IBM’s Data Science for Apache Spark

The Silicon Review
13 June, 2016

Data Science is a process or system to extract knowledge or insights from data. IBM’s Data Science offers quicker access to more data with superior performance on data analytics in close real time. A cloud-based development environment for Apache Spark called the Data Science Experience was announced recently by IBM. The new environment is planned with 250 curated data sets, open source tools and shared workspace on the IBM’s Bluemix cloud platform.

Big Blue ventured $300 million on Apache Spark to develop it as an operating system for analytics. Spark was formerly developed by the University of California; Berkeley’s AMP Lab and then donated to Apache. Data Science Experience will enhance Apache Spark with better computing speed, wider data access and flexibility of the platform.

Intended to improve the efficiency of data science application built on Apache Spark, IBM is already approaching various companies for their inputs.

“With Apache Spark, we see an opportunity to significantly transform the role of the data scientist by providing access to curated data sets, open source tools, and a collaborative platform to accelerate innovation,” said Bob Picciano, Senior Vice President, IBM Analytics, in the statement.

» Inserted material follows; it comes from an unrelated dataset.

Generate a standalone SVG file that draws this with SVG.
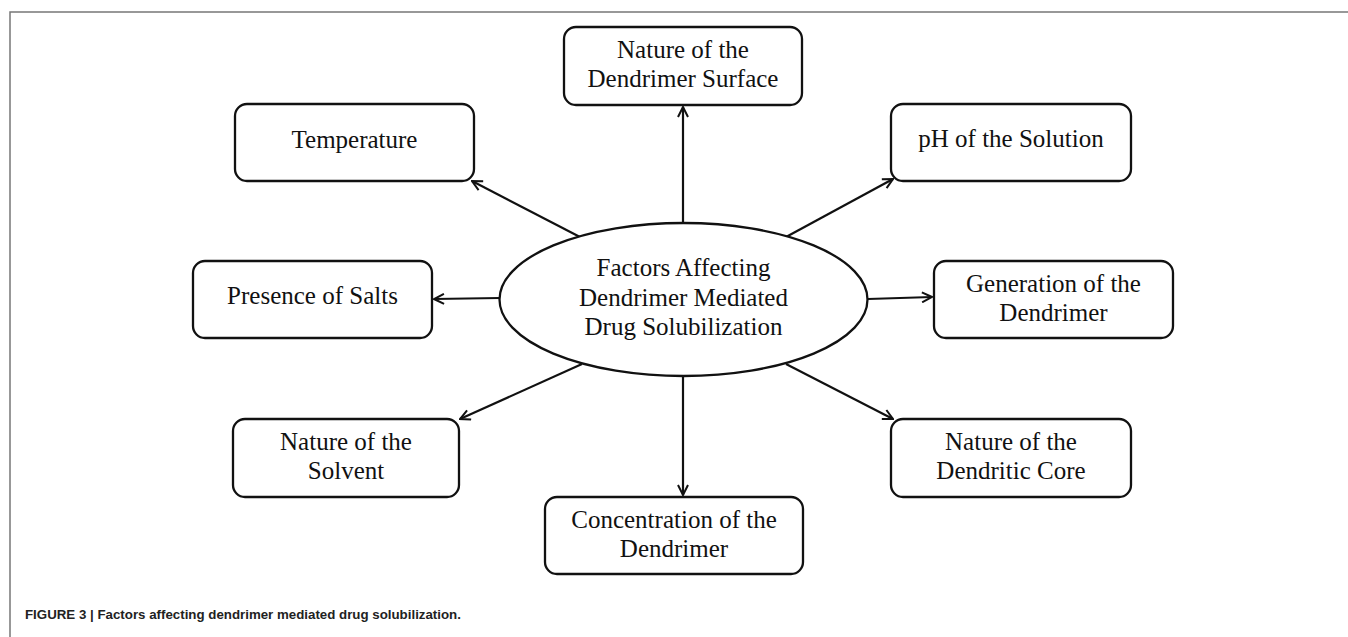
<svg xmlns="http://www.w3.org/2000/svg" width="1348" height="637" viewBox="0 0 1348 637">
<style>
.box{fill:#fff;stroke:#111;stroke-width:2.3}
.t{font-family:"Liberation Serif","Times New Roman",serif;font-size:25px;fill:#111;text-anchor:middle}
.c{stroke:#111;stroke-width:2.2;fill:none;marker-end:url(#ah)}
.frame{stroke:#777;stroke-width:1.5;fill:none}
.cap{font-family:"Liberation Sans",Arial,sans-serif;font-weight:bold;font-size:13.3px;fill:#222}
</style>
<defs>
<marker id="ah" viewBox="0 0 12 12" refX="11" refY="6" markerWidth="12" markerHeight="12" markerUnits="userSpaceOnUse" orient="auto">
<path d="M1,1 L11,6 L1,11" fill="none" stroke="#111" stroke-width="2"/>
</marker>
</defs>
<rect width="1348" height="637" fill="#fff"/>
<path class="frame" d="M10,637 V12 H1348"/>
<g id="connectors">
<line class="c" x1="683" y1="223" x2="683" y2="107"/>
<line class="c" x1="580" y1="237" x2="472" y2="181"/>
<line class="c" x1="786" y1="237" x2="893" y2="179"/>
<line class="c" x1="500" y1="298" x2="434" y2="299"/>
<line class="c" x1="868" y1="299" x2="932" y2="297"/>
<line class="c" x1="582" y1="364" x2="460" y2="419"/>
<line class="c" x1="683" y1="376" x2="683" y2="495"/>
<line class="c" x1="786" y1="364" x2="893" y2="419"/>
</g>
<g id="center">
<ellipse class="box" cx="683.5" cy="299.5" rx="184" ry="76.5"/>
<text class="t" x="683.5" y="276">Factors Affecting</text>
<text class="t" x="683.5" y="306">Dendrimer Mediated</text>
<text class="t" x="683.5" y="335">Drug Solubilization</text>
</g>
<g id="surface">
<rect class="box" x="564" y="27" width="238" height="78" rx="12"/>
<text class="t" x="683" y="58">Nature of the</text>
<text class="t" x="683" y="87">Dendrimer Surface</text>
</g>
<g id="temperature">
<rect class="box" x="235" y="104" width="239" height="77" rx="12"/>
<text class="t" x="354.5" y="147.5">Temperature</text>
</g>
<g id="ph">
<rect class="box" x="891" y="104" width="240" height="77" rx="12"/>
<text class="t" x="1011" y="147">pH of the Solution</text>
</g>
<g id="salts">
<rect class="box" x="193" y="261" width="239" height="77" rx="12"/>
<text class="t" x="312.5" y="304">Presence of Salts</text>
</g>
<g id="generation">
<rect class="box" x="934" y="261" width="239" height="77" rx="12"/>
<text class="t" x="1053.5" y="291.5">Generation of the</text>
<text class="t" x="1053.5" y="320.5">Dendrimer</text>
</g>
<g id="solvent">
<rect class="box" x="233" y="419" width="226" height="78" rx="12"/>
<text class="t" x="346" y="449.5">Nature of the</text>
<text class="t" x="346" y="478.5">Solvent</text>
</g>
<g id="concentration">
<rect class="box" x="545" y="497" width="258" height="77" rx="12"/>
<text class="t" x="674" y="527.5">Concentration of the</text>
<text class="t" x="674" y="556.5">Dendrimer</text>
</g>
<g id="core">
<rect class="box" x="891" y="419" width="240" height="78" rx="12"/>
<text class="t" x="1011" y="449.5">Nature of the</text>
<text class="t" x="1011" y="478.5">Dendritic Core</text>
</g>
<text class="cap" x="25" y="619">FIGURE 3 | Factors affecting dendrimer mediated drug solubilization.</text>
</svg>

Data Science from IBM is advantageous to the scientists using R programming language. R language is open source software widely used by data scientists to build statistical software. IBM is in the drive to support the R language developed in SparkR, SparkSQL and Apache SparkML.

Spark framework is widely used by IBM’s various software such as Watson, Analytics, Systems, Cloud, and Commerce. The company open-sourced SystemML machine learning technology to facilitate Spark machine learning capability. Data Science in collaboration with Spark will help data scientists explore Big Data analytics.